Slocum
Herbert Cahoon

Since the publication of this edition in 1955, five more pages of Stephen Hero have come to light, and the unfortunate gaps in the Additional Manuscript Pages have been filled. The story of the lame beggar and the argument with Mr. Heffernan are now complete and we know what was on the paper near the corpse of the woman from the asylum. But the page added at the end of the episode leaves us in greater suspense than ever, for Stephen seems about to begin a romantic scene with Miss Howard. Perhaps, in time, more pages of Stephen Hero, like fragments of Aquinas, will appear to add to our knowledge and satisfy our curiosity.

These new pages were first published in A James Joyce Miscellany, Second Series (1959) but appear in this volume for the first time with the other portions of the surviving text. They are printed with the permission of their owner, the Cornell University Library, the Estate of James Joyce, and the Southern Illinois University Press.

Introduction

IN 1935, Miss Sylvia Beach, the first publisher of Ulysses, issued a catalogue from her bookshop, Shakespeare and Company, 12 Rue de l’Odéon, Paris, in which she offered for sale, among other things, certain manuscripts of James Joyce. One of these consisted of pp. 519–902 of an early version of A Portrait of the Artist as a Young Man, in Joyce’s handwriting. These pages were bought by the Harvard College Library in the autumn of 1938, and are here, with the permission of Joyce’s executors, and of the Harvard College Library, printed for the first time.

There is some confusion about the date of this manuscript. In her catalogue Miss Beach, to whom Joyce originally gave it, says that it dates from 1903, and adds the following sentence: “When the manuscript came back to its author, after the twentieth publisher had rejected it, he threw it in the fire, from which Mrs. Joyce, at the risk of burning her hands, rescued these pages.” This story is to some extent supported by Mr. Herbert Gorman, who says in his life of Joyce, writing of the year 1908: “Joyce burned a portion of Stephen Hero [as the book was then called] in a fit of momentary despair and then started the novel anew in a more compressed form.” *

No surviving page of the manuscript shows any signs of burning.

Joyce himself was not very communicative on the subject. When the present writer wrote to him about the manuscript at the end of 1938, he received a reply from Joyce’s secretary which said: “Apparently the very large MS of about 1000 pages of the first draft of A Portrait of the Artist as a Young Man, which he calls a schoolboy’s production written when he was 19 or 20, has been sold in lots to different institutions in America. He feels that he can do nothing in the matter except to state this fact which he certainly can scarcely be blamed for not having foreseen at the moment of the presentation he made of it [sic].”

Since Joyce was born in 1882, the ages here mentioned suggest that the manuscript was written in 1901–02, instead of 1903, as Miss Beach’s catalogue says.

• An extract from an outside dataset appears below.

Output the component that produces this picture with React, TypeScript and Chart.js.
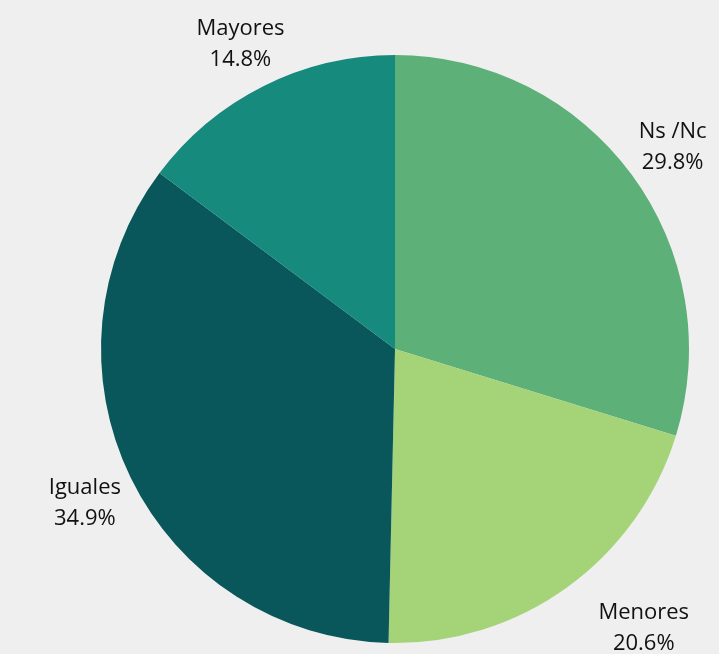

Both dates, however, are apparently too early. Mr. Gorman, whose book was checked by Joyce, tells us that when Joyce left Ireland in 1904, he took with him a first chapter and notes for Stephen Hero, and he prints [p. 148] a letter from Joyce to Grant Richards written on March 13, 1906, which speaks of the book as half finished:

You suggest I should write a novel in some sense autobiographical. I have already written a thousand pages of such a novel, as I think I told you, 914 pages to be accurate. I calculate that these twenty-five chapters, about half the book, run into 150,000 words. But it is quite impossible for me in present circumstances to think the rest of the book much less to write it.

From this account it seems clear that Stephen Hero was written between 1904 and 1906.

The discrepancy between the different dates may be reconciled, I believe, by remembering that when Joyce left Ireland he took with him “notes” for his book. Mr. Gorman prints some of them [pp. 135 ff.]. It seems highly probable that there were also fuller notes than these, consisting of transcripts of conversations, etc., which were incorporated without much change into the manuscript: the reader of the following pages will undoubtedly agree that much of the talk sounds as if it had been taken down immediately after it had been spoken. If this is so, then we can think of the manuscript as representing the work of the years 1901 to 1906. It is a very clean copy, with only a few corrections, and Joyce’s handwriting is remarkably legible.

The first 518 pages have apparently disappeared for good; I doubt very much if they have been “sold in lots to different institutions in America.” * Probably the story of their having been burnt is correct — although there is no evidence in Mr. Gorman’s book to indicate that the manuscript was ever sent to twenty publishers. Yet though the loss of the early pages is greatly to be regretted, the 383 pages that remain have a kind of unity in themselves. As Joyce planned it, Stephen Hero was to be “an autobiographical book, a personal history, as it were, of the growth of a mind, his own mind, and his own intensive absorption in himself and what he had been and how he had grown out of the Jesuitical garden of his youth. He endeavoured to see himself objectively, to assume a godlike poise of watchfulness over the small boy and youth he called Stephen and who was really himself.” [Gorman, p.